Click to See Complete Forum and Search --> : Getting multiple substrings of a string


holypromise
April 5th, 2010, 07:07 PM
Hi,
I'm looking for a way that I could get multiple substrings out of a string that look something like this:

Original string: cat ate mouse ->
sub1: ate mouse->
sub2: mouse

So each substring will have 1 less token than the string before it.
Is anyone got any idea of how could I do this?

Thank you very much!

GenePeer
April 5th, 2010, 08:34 PM
sorry but i'm not use to programming lingo, but i'll go ahead and assume that by token u mean word.


public class test{
public static void main(String[] args){
String str = "Cat ate mouse"; //you can put any string u want here.
String[] words = str.split(" "); //split the sentence into separate words
String[] subs = new String[words.length-1]; //Will contain the list of strings with "one less token"
for(int i=0; i<subs.length; i++) subs[i]="";
for(int i=1; i<words.length; i++)
for(int j=0; j<i; j++)
subs[j]+=words[i]+" ";
for(String sub:subs) System.out.println(sub);
}
}


or better yet, here's a function that will take a string and remove the first word from it.
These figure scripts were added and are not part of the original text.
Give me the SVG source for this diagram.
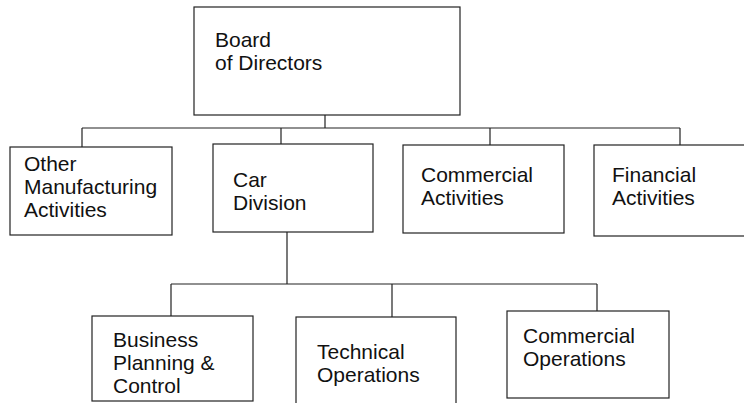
<svg xmlns="http://www.w3.org/2000/svg" width="744" height="403" viewBox="0 0 744 403">
<style>
.box{fill:#fff;stroke:#222;stroke-width:1.2}
.ln{fill:none;stroke:#222;stroke-width:1.2}
text{font-family:"Liberation Sans",Arial,sans-serif;font-size:21px;fill:#111}
</style>
<rect width="744" height="403" fill="#fff"/>
<g id="connectors">
<path class="ln" d="M325,115 V128 M82,128 H680 M82,128 V147 M281,128 V144 M490,128 V145 M680,128 V145"/>
<path class="ln" d="M287,232 V284 M171,284 H597 M171,284 V316 M392,284 V317 M597,284 V311"/>
</g>
<g id="board">
<rect class="box" x="194" y="7" width="266" height="108"/>
<text x="215" y="47">Board</text>
<text x="215" y="70">of Directors</text>
</g>
<g id="other">
<rect class="box" x="10" y="147" width="162" height="88"/>
<text x="24" y="171">Other</text>
<text x="24" y="194">Manufacturing</text>
<text x="24" y="217">Activities</text>
</g>
<g id="car">
<rect class="box" x="213" y="144" width="160" height="88"/>
<text x="233" y="187">Car</text>
<text x="233" y="210">Division</text>
</g>
<g id="commercial-activities">
<rect class="box" x="403" y="145" width="161" height="88"/>
<text x="421" y="182">Commercial</text>
<text x="421" y="205">Activities</text>
</g>
<g id="financial">
<rect class="box" x="594" y="145" width="170" height="91"/>
<text x="612" y="182">Financial</text>
<text x="612" y="205">Activities</text>
</g>
<g id="business">
<rect class="box" x="92" y="316" width="161" height="85"/>
<text x="113" y="347">Business</text>
<text x="113" y="370">Planning &amp;</text>
<text x="113" y="393">Control</text>
</g>
<g id="technical">
<rect class="box" x="296" y="317" width="160" height="100"/>
<text x="317" y="359">Technical</text>
<text x="317" y="382">Operations</text>
</g>
<g id="commercial-operations">
<rect class="box" x="507" y="311" width="162" height="87"/>
<text x="523" y="343">Commercial</text>
<text x="523" y="366">Operations</text>
</g>
</svg>
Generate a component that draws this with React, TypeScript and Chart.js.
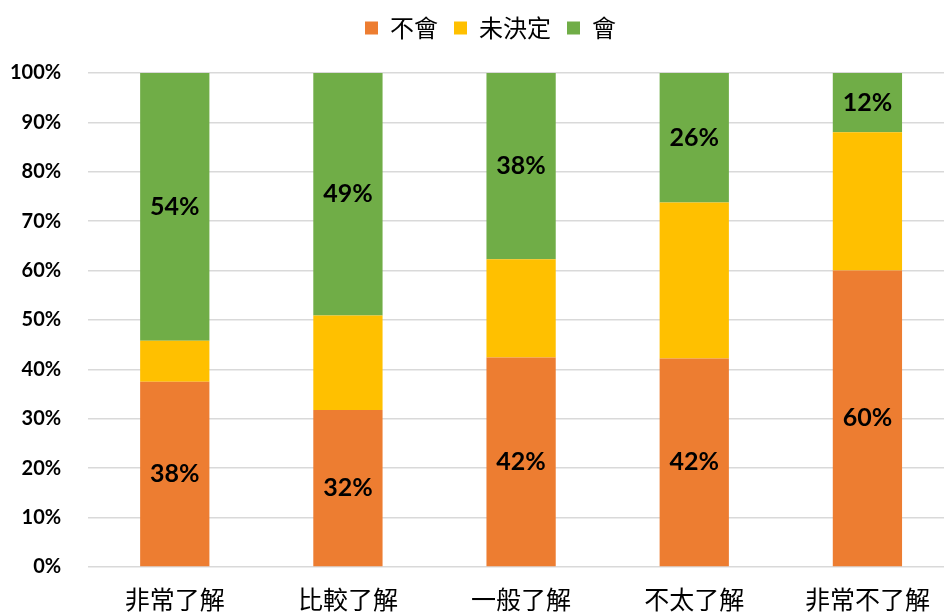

public static String sub(String str){
String[] words = str.split(" ");
String sub = "";
for(int i=1; i<words.length; i++)
if(i==words.length-1)sub+=words[i];
else sub+=words[i]+" ";
return sub;
}

holypromise
April 5th, 2010, 09:18 PM
That's exactly what I'm looking for!
Thank you very much!

keang
April 6th, 2010, 03:34 AM
Some additional advice: When concatenating strings in a loop always use a StringBuilder (or StringBuffer if you need it to be thread safe). The performance cost of concatenating strings in loops multiple time, especially if they are large, can be enormous.

If you want more info on this read this (http://www.keang.co.uk/tutorial/stringBuilder.html).

holypromise
April 6th, 2010, 06:14 AM
Thank for the advice Keang! I definitely need to use stringbuilder on this one.

Trying to implement my own suffix tree that can take in a phrase rather than
just one string so it need to read heap load of documents in one go.